Amen! I don't know why this popular vote argument isn't made more often (God knows the Republicans would be making it had Al Gore assumed the presidency in the same fasion as Bush). As the loser of the national popular count by 540,000 votes, Mr. Bush should have scaled way back on his conservative agenda, staying on Clinton's course with the economy (no tax cuts) and setting aside his radical right social policies. Such moves would have indicated that he understood the election results. Memo to Karl Rove: THIS is why presidents who won the White House while losing the popular vote have never won a second term. Back to Reagan:
If ever there was a time for uniting and not dividing, this is it. Instead, Mr. Bush governs as if by divine right, seeming to actually believe that a wise God wants him in the White House and that by constantly evoking the horrible memory of September 11, 2001, he can keep public anxiety stirred up enough to carry him to another term. I write and speak as nothing more or less than an American citizen, one who is plenty angry about the direction our country is being dragged by the current administration.
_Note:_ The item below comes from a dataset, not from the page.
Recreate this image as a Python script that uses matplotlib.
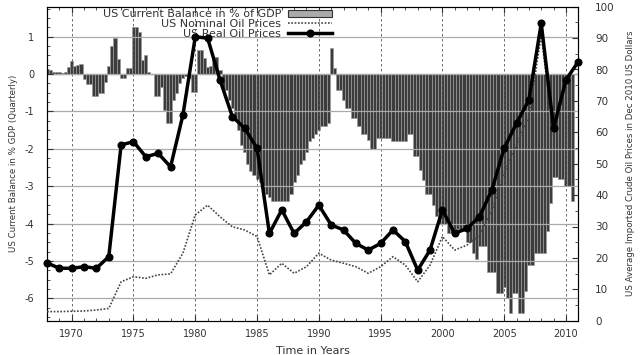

We have reached a critical juncture in our nation's history, one ripe with both danger and possibility. We need leadership with the wisdom to prudently confront those dangers and the imagination to boldly grasp the possibilities. Beyond issues of fiscal irresponsibility and ill-advised militarism, there is a question of trust. George W. Bush and his allies don't trust you and me. Why on earth, then, should we trust them?...
Fortunately, we still live in a democratic republic. The Bush team cannot expect a cabal of right-wing justices to once again deliver the White House. Come November 2, we will have a choice: We can embrace a lie, or we can restore a measure of integrity to our government. We can choose, as a bumper sticker I spotted in Seattle put it, SOMEONE ELSE FOR PRESIDENT.
I hear people like Ron Reagan or my bosses husband or my partner's co-worker and it leads me to feel as if there is an underlying current out there...something the polls aren't picking up on. Should Bush lose even a small percentage of his base - those voters who have voted Republican since they were old enough to walk into a voting booth - he is going to wake up on November 3rd facing a deep blue electoral map.